I'm not going to criticize the Israelis for this, because there's already some kind of proxy war going on between them and the Iranians, via Hezbollah. But I hope the US is careful about dabbling in cyber attacks. We have a way of kidding ourselves, imagining that we can do some whiz-bang thing and no one could possibly retaliate. Then when someone does find a way to retaliate, we imagine that they're madmen who hate us for no reason.
The Obama administration may have moved on, but the rest of the world still thinks we have a treaty obligation to investigate torture during the Bush years. The UN's Juan Ernesto Mendez, himself a victim of torture in Argentina in the 1970s, says: "There has to be a more serious inquiry into what happened and by whose orders... .It doesn't need to be seen to be partisan or vindictive, just an obligation to follow where the evidence leads."

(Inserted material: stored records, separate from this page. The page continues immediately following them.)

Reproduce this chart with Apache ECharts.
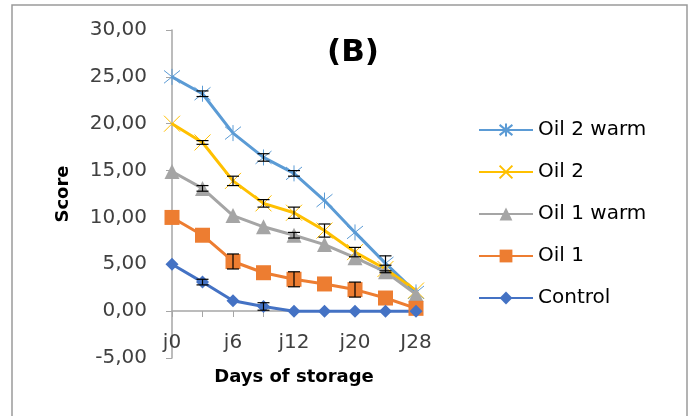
<!DOCTYPE html>
<html>
<head>
<meta charset="utf-8">
<script src="https://cdn.jsdelivr.net/npm/echarts@6/dist/echarts.min.js"></script>
<style>
  html, body { margin: 0; padding: 0; background: #fff; }
  #chart { width: 693px; height: 416px; }
</style>
</head>
<body>
<div id="chart"></div>
<script>
// jours de stockage
const days = ['j0', 'j3', 'j6', 'j9', 'j12', 'j16', 'j20', 'j24', 'J28'];

// scores par traitement
const oil2Warm = [25.0, 23.2, 19.0, 16.4, 14.7, 11.8, 8.4, 5.1, 2.0];
const oil2 = [20.0, 18.0, 13.9, 11.5, 10.5, 8.6, 6.3, 4.5, 2.2];
const oil1Warm = [14.9, 13.1, 10.2, 9.0, 8.1, 7.1, 5.7, 4.2, 1.8];
const oil1 = [10.0, 8.1, 5.3, 4.1, 3.4, 2.9, 2.3, 1.4, 0.3];
const control = [5.0, 3.1, 1.1, 0.5, 0.0, 0.0, 0.0, 0.0, 0.0];

// barres d'erreur (+/-)
const errOil2Warm = [0, 0.3, 0, 0.4, 0.3, 0, 0, 0.8, 0];
const errOil2 = [0, 0.2, 0.5, 0.4, 0.6, 0.7, 0.5, 0.4, 0];
const errOil1Warm = [0, 0.3, 0, 0, 0.3, 0, 0, 0, 0];
const errOil1 = [0, 0, 0.8, 0, 0.8, 0, 0.8, 0, 0];
const errControl = [0, 0.3, 0, 0.4, 0, 0, 0, 0, 0];

const yTicks = [-5, 30, 5]; // min, max, pas

const font = '"DejaVu Sans", sans-serif';
const starPath = 'path://M0,-10L0,10M-8,-8L8,8M-8,8L8,-8';
const crossPath = 'path://M-10,-10L10,10M-10,10L10,-10';

function lineSerie(name, data, color, symbol, size, open) {
  return {
    name: name,
    type: 'line',
    data: data,
    symbol: symbol,
    symbolSize: size,
    z: 3,
    lineStyle: { color: color, width: 3 },
    itemStyle: open
      ? { color: color, borderColor: color, borderWidth: 1 }
      : { color: color },
    emphasis: { disabled: true }
  };
}

function errSerie(vals, errs) {
  const pts = [];
  vals.forEach((v, i) => {
    if (errs[i] > 0) pts.push([i, v - errs[i], v + errs[i]]);
  });
  return {
    type: 'custom',
    z: 4,
    silent: true,
    data: pts,
    renderItem: function (params, api) {
      const lo = api.coord([api.value(0), api.value(1)]);
      const hi = api.coord([api.value(0), api.value(2)]);
      const w = 6;
      const st = { stroke: '#000', lineWidth: 1.2 };
      return {
        type: 'group',
        children: [
          { type: 'line', shape: { x1: lo[0], y1: lo[1], x2: hi[0], y2: hi[1] }, style: st },
          { type: 'line', shape: { x1: lo[0] - w, y1: lo[1], x2: lo[0] + w, y2: lo[1] }, style: st },
          { type: 'line', shape: { x1: hi[0] - w, y1: hi[1], x2: hi[0] + w, y2: hi[1] }, style: st }
        ]
      };
    }
  };
}

const chart = echarts.init(document.getElementById('chart'), null, { renderer: 'canvas' });

const option = {
  backgroundColor: '#fff',
  animation: false,
  textStyle: { fontFamily: font },
  title: {
    text: '(B)',
    left: 348,
    top: 32,
    textAlign: 'center',
    textStyle: { fontFamily: font, fontSize: 31, fontWeight: 'bold', color: '#000' }
  },
  graphic: [{
    type: 'rect',
    shape: { x: 12, y: 5, width: 675, height: 420 },
    style: { fill: 'none', stroke: '#9a9a9a', lineWidth: 1.5 },
    silent: true
  }],
  legend: {
    orient: 'vertical',
    left: 473,
    top: 115,
    itemGap: 22,
    itemWidth: 54,
    itemHeight: 16,
    data: ['Oil 2 warm', 'Oil 2', 'Oil 1 warm', 'Oil 1', 'Control'],
    textStyle: { fontFamily: font, fontSize: 20, color: '#000' }
  },
  grid: { left: 172, width: 244, top: 30, height: 328, outerBoundsMode: 'none' },
  xAxis: {
    type: 'category',
    data: days,
    boundaryGap: false,
    offset: -47,
    name: 'Days of storage',
    nameLocation: 'middle',
    nameGap: 57,
    nameTextStyle: { fontFamily: font, fontSize: 18, fontWeight: 'bold', color: '#000' },
    axisLine: { onZero: false, lineStyle: { color: '#a6a6a6', width: 1.5 } },
    axisTick: { show: true, inside: false, length: 6, interval: 0, lineStyle: { color: '#a6a6a6' } },
    axisLabel: { interval: 1, margin: 22, fontFamily: font, fontSize: 20, color: '#404040' },
    splitLine: { show: false }
  },
  yAxis: {
    type: 'value',
    min: yTicks[0],
    max: yTicks[1],
    interval: yTicks[2],
    name: 'Score',
    nameLocation: 'middle',
    nameGap: 100,
    nameTextStyle: { fontFamily: font, fontSize: 18, fontWeight: 'bold', color: '#000' },
    axisLine: { show: true, lineStyle: { color: '#a6a6a6', width: 1.5 } },
    axisTick: { show: true, length: 6, lineStyle: { color: '#a6a6a6' } },
    axisLabel: {
      margin: 25,
      fontFamily: font,
      fontSize: 20,
      color: '#404040',
      formatter: v => v.toFixed(2).replace('.', ',')
    },
    splitLine: { show: false }
  },
  series: [
    lineSerie('Oil 2 warm', oil2Warm, '#5B9BD5', starPath, 16, true),
    lineSerie('Oil 2', oil2, '#FFC000', crossPath, 16, true),
    lineSerie('Oil 1 warm', oil1Warm, '#A5A5A5', 'triangle', 15, false),
    lineSerie('Oil 1', oil1, '#ED7D31', 'rect', 15, false),
    lineSerie('Control', control, '#4472C4', 'diamond', 13, false),
    errSerie(oil2Warm, errOil2Warm),
    errSerie(oil2, errOil2),
    errSerie(oil1Warm, errOil1Warm),
    errSerie(oil1, errOil1),
    errSerie(control, errControl)
  ]
};

chart.setOption(option);
</script>
</body>
</html>
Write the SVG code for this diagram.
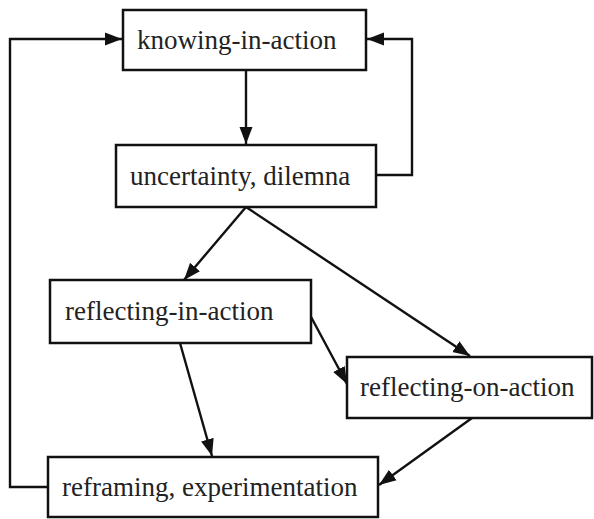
<svg xmlns="http://www.w3.org/2000/svg" width="594" height="519" viewBox="0 0 594 519">
<style>
.box{fill:#fff;stroke:#111;stroke-width:2.5}
.lbl{font-family:'Liberation Serif','Times New Roman','DejaVu Serif',serif;font-size:27px;fill:#222}
.edge{fill:none;stroke:#111;stroke-width:2.4}
</style>
<defs>
<marker id="arr" markerUnits="userSpaceOnUse" markerWidth="18" markerHeight="14" refX="17" refY="7" orient="auto">
<path d="M0,0.5 L17,7 L0,13.5 Z" fill="#111"/>
</marker>
</defs>
<rect width="594" height="519" fill="#fff"/>
<g id="connectors">
<path class="edge" d="M246,70 L246,144" marker-end="url(#arr)"/>
<path class="edge" d="M376,175 H412 V39 H367" marker-end="url(#arr)"/>
<path class="edge" d="M48,487 H10 V39 H122" marker-end="url(#arr)"/>
<path class="edge" d="M246,207 L184,280" marker-end="url(#arr)"/>
<path class="edge" d="M246,207 L470,356" marker-end="url(#arr)"/>
<path class="edge" d="M310,315 L347,384" marker-end="url(#arr)"/>
<path class="edge" d="M180,343 L212,456" marker-end="url(#arr)"/>
<path class="edge" d="M472,418 L379,485" marker-end="url(#arr)"/>
</g>
<g id="n-knowing">
<rect class="box" x="123" y="10" width="243" height="60"/>
<text class="lbl" font-family="Liberation Serif, serif" x="137" y="49">knowing-in-action</text>
</g>
<g id="n-uncertainty">
<rect class="box" x="116" y="145" width="260" height="62"/>
<text class="lbl" font-family="Liberation Serif, serif" x="130" y="185">uncertainty, dilemna</text>
</g>
<g id="n-reflecting-in">
<rect class="box" x="50" y="280" width="261" height="63"/>
<text class="lbl" font-family="Liberation Serif, serif" x="65" y="320">reflecting-in-action</text>
</g>
<g id="n-reflecting-on">
<rect class="box" x="347" y="357" width="245" height="61"/>
<text class="lbl" font-family="Liberation Serif, serif" x="360" y="396">reflecting-on-action</text>
</g>
<g id="n-reframing">
<rect class="box" x="48" y="457" width="330" height="60"/>
<text class="lbl" font-family="Liberation Serif, serif" x="62" y="496">reframing, experimentation</text>
</g>
</svg>
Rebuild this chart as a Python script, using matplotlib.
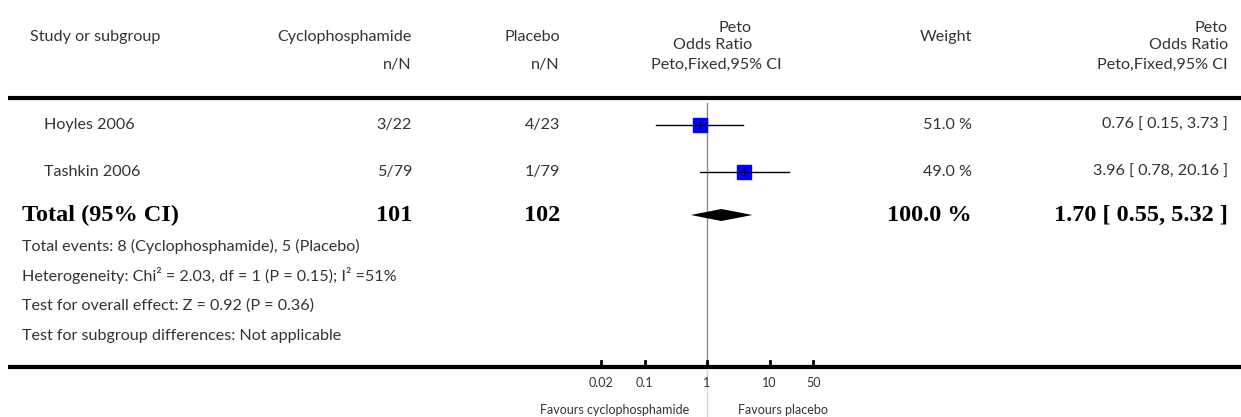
import matplotlib

matplotlib.use('Agg')
import matplotlib.pyplot as plt
import numpy as np

# data
studies = ['Hoyles 2006', 'Tashkin 2006']
cyc_nN = ['3/22', '5/79']
pla_nN = ['4/23', '1/79']
odds_ratio = [0.76, 3.96]
ci_low = [0.15, 0.78]
ci_high = [3.73, 20.16]
weights = [51.0, 49.0]

total_cyc = 101
total_pla = 102
total_or = 1.70
total_low = 0.55
total_high = 5.32

footer_lines = [
    'Total events: 8 (Cyclophosphamide), 5 (Placebo)',
    'Heterogeneity: Chi\u00b2 = 2.03, df = 1 (P = 0.15); I\u00b2 =51%',
    'Test for overall effect: Z = 0.92 (P = 0.36)',
    'Test for subgroup differences: Not applicable',
]
tick_values = [0.02, 0.1, 1, 10, 50]
tick_labels = ['0.02', '0.1', '1', '10', '50']

W, H = 1241, 417
SANS = ['Lato', 'DejaVu Sans']
SERIF = 'Liberation Serif'
TXT = '#333333'
fs = 11.6

fig = plt.figure(figsize=(W / 100, H / 100), dpi=100)
bg = fig.add_axes([0, 0, 1, 1])
bg.set_xlim(0, W)
bg.set_ylim(H, 0)
bg.set_axis_off()


def txt(x, y, s, ha='left', **kw):
    kw.setdefault('family', SANS)
    kw.setdefault('fontsize', fs)
    kw.setdefault('color', TXT)
    bg.text(x, y, s, ha=ha, va='center', **kw)


# header
txt(30, 37, 'Study or subgroup')
txt(412, 37, 'Cyclophosphamide', ha='right')
txt(560, 37, 'Placebo', ha='right')
txt(752, 28, 'Peto', ha='right')
txt(752, 45, 'Odds Ratio', ha='right')
txt(972, 37, 'Weight', ha='right')
txt(1228, 28, 'Peto', ha='right')
txt(1228, 45, 'Odds Ratio', ha='right')
txt(412, 65, 'n/N', ha='right')
txt(560, 65, 'n/N', ha='right')
txt(716, 65, 'Peto,Fixed,95% CI', ha='center')
txt(1228, 65, 'Peto,Fixed,95% CI', ha='right')
bg.plot([8, W], [98, 98], color='black', lw=3, solid_capstyle='butt')

row_y = [125, 172]
for i, name in enumerate(studies):
    y = row_y[i]
    txt(44, y, name)
    txt(412, y, cyc_nN[i], ha='right')
    txt(560, y, pla_nN[i], ha='right')
    txt(972, y, f'{weights[i]:.1f} %', ha='right')
    txt(1228, y, f'{odds_ratio[i]:.2f} [ {ci_low[i]:.2f}, {ci_high[i]:.2f} ]', ha='right')

ty = 215
bold = dict(family=SERIF, fontweight='bold', fontsize=17.5, color='black')
txt(22, ty, 'Total (95% CI)', **bold)
txt(412, ty, str(total_cyc), ha='right', **bold)
txt(560, ty, str(total_pla), ha='right', **bold)
txt(972, ty, '100.0 %', ha='right', **bold)
txt(1228, ty, f'{total_or:.2f} [ {total_low:.2f}, {total_high:.2f} ]', ha='right', **bold)

for k, line in enumerate(footer_lines):
    txt(22, 246 + 30 * k, line)

# bottom axis line
bg.plot([8, W], [367, 367], color='black', lw=3, solid_capstyle='butt')

# forest panel: log scale, 1 at x=707 px, 62.5 px per decade
x0, x1 = 707 - 2 * 62.5, 707 + 2 * 62.5
fx = fig.add_axes([x0 / W, 0, (x1 - x0) / W, 1])
fx.set_xscale('log')
fx.set_xlim(0.01, 100)
fx.set_ylim(H, 0)
fx.set_axis_off()
fx.patch.set_alpha(0)

fx.plot([1, 1], [103, 367], color='#8c8c8c', lw=1)
fx.plot([1, 1], [367, H], color='#d8d8d8', lw=1)

for i in range(len(studies)):
    y = row_y[i]
    fx.plot(odds_ratio[i], y, marker='s', ms=10, color='#0000ff', mec='#0000ff', zorder=2)
    fx.plot([ci_low[i], ci_high[i]], [y, y], color='black', lw=1, zorder=3)
    fx.plot([odds_ratio[i], odds_ratio[i]], [y - 3, y + 3], color='black', lw=0.8, zorder=3)

dx = [total_low, total_or, total_high, total_or]
dy = [ty, ty - 6, ty, ty + 6]
fx.fill(dx, dy, color='black', lw=0, zorder=3)

small = dict(va='center', family=SANS, fontsize=9, color=TXT)
for v, lab in zip(tick_values, tick_labels):
    fx.plot([v, v], [361, 367], color='black', lw=2)
    fx.text(v, 383, lab, ha='center', **small)

fx.text(0.515, 410, 'Favours cyclophosphamide', ha='right', **small)
fx.text(3.13, 410, 'Favours placebo', ha='left', **small)

fig.savefig('out.png', dpi=100)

Excerpts of Sarah Palin's new book are bouncing around. I particularly like this one:
The second reason the charge of racism is leveled at patriotic Americans so often is that the people making the charge actually believe it. They think America -- at least America as it currently exists -- is a fundamentally unjust and unequal country. Barack Obama seems to believe this too.
Because, unlike any other place where 1% of the people suck up 24% of the income and 1 out of 9 black men between ages 20 and 34 is in jail, America is a just and equal country. It's weird that Obama wouldn't know such an obvious thing about the nation he's president of.
The previous note is an example of my new resolution: I will stop using the word earn when talking about people with very high incomes. Seven hedge fund managers received $1 billion in 2009. I don't think anyone earned $1 billion in 2009.
I'm not sure how they could. Suppose you work 100 hours a week 50 weeks a year. Even with that kind of work ethic, a billion dollars is $200,000 an hour. Seriously, don't you think somebody somewhere would be willing to do your job for $100,000 an hour?
A stunningly perfect bit of terminology: Those inauthentic "I don't want to say X, but … " intros are called but-heads.
Even if the jobs come back the wage cuts are permanent.
47 years ago today: JFK is killed. I think my first "public" memory is watching Jack Ruby shoot Lee Harvey Oswald on live TV two days later.